On Fri, Jan 24, 2025 at 02:22:01PM +0800, Qiang Yu wrote:

On 1/22/2025 5:43 PM, Dmitry Baryshkov wrote:
On Wed, Jan 22, 2025 at 03:17:39PM +0800, Wenbin Yao (Consultant) wrote:
On 1/21/2025 6:36 PM, Dmitry Baryshkov wrote:
On Tue, 21 Jan 2025 at 11:43, Wenbin Yao <quic_wenbyao@xxxxxxxxxxx> wrote:
From: Qiang Yu <quic_qianyu@xxxxxxxxxxx>

Currently, BCR reset and PHY register setting are mandatory for every port
before link training. However, some QCOM PCIe PHYs support no_csr reset.
Different than BCR reset that is used to reset entire PHY including
hardware and register, once no_csr reset is toggled, only PHY hardware will
be reset but PHY registers will be retained,
I'm sorry, I can't parse this.
The difference between no_csr reset and bcr reset is that no_csr reset
doesn't reset the phy registers. If a phy is enabled in UEFI, its registers
are programed. After Linux boot up, the registers will not be reset but
keep the value programmed by UEFI if we only do no_csr reset, so we can
skip phy setting.
Please fix capitalization of the abbreviations (PHY, BCR) and add
similar text to the commit message.

which means PHY setting can
be skipped during PHY init if PCIe link was enabled in booltloader and only
no_csr is toggled after that.

Hence, determine whether the PHY has been enabled in bootloader by
verifying QPHY_START_CTRL register. If it is programmed and no_csr reset is
present, skip BCR reset and PHY register setting, so that PCIe link can be
established with no_csr reset only.
This doesn't tell us why we want to do so. The general rule is not to
depend on the bootloaders at all. The reason is pretty simple: it is
hard to update bootloaders, while it is relatively easy to update the
kernel. If the hardware team issues any kind of changes to the
programming tables, the kernel will get them earlier than the
bootloader.

We're assuming that if a product has shipped, the sequences used to power up
the PHY in the bootloader (e.g. for NVMe) are already good.

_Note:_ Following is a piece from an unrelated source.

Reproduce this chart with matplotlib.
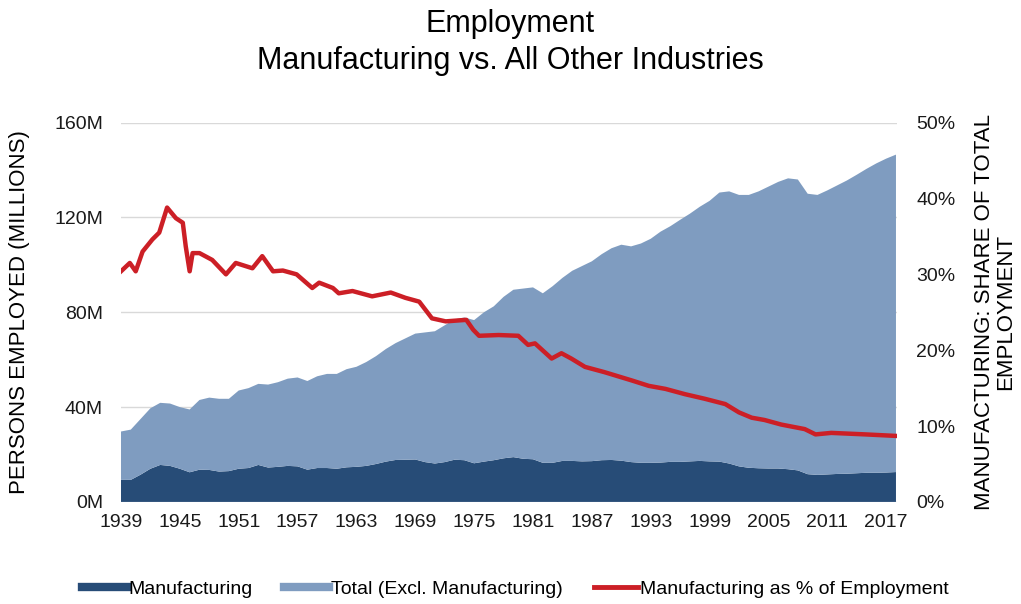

If some tragedy happens and an erratum is needed, we can always introduce a
small override with the existing driver infrastructure (i.e. adding a new
entry with a couple registers worth of programming sequence, leaving the other
values in tact)

Assuming Linux will be always ran directly after the bootloader is a wild assumption.

Situations like

[normal boot chain] -> [... (resets the PHY and doesn't reprogram it)] -> Linux

are both so unlikely and so intentional-by-the-user that it doesn't seem
worth considering really.

In embedded/mobile/edge world, definitely, in compute/PC-like market, not really.

You'll have people add some custom bootloaders, hypervisors, who knows what...


If whatever sits in the middle *must* hard-reset the phy, it can save the
register state beforehand and restore them after the reset

Yes, we should make use the noscr if the PHY is always programmed, but we should be
always able to reprogram the PHY entirely to recover a faulty programmation.

We aren't considering any possibility of faulty programming - it's either
programmed, or not. And if the values configured by the bootloader are wrong,
the device's firmware is considered faulty.

Most devices probably follow the exact same magic values as our reference
boards (though these values relate to analog characteristics, so perhaps not
*all* of them, which is another argument for keeping the BL state) and these
are extensively tested internally before any production devices make it out
the door. Any updates deep into the product life are most likely just "nice
to have"s and not anything critical, and as I've mentioned, we can still have
overrides with the current logic inside this driver.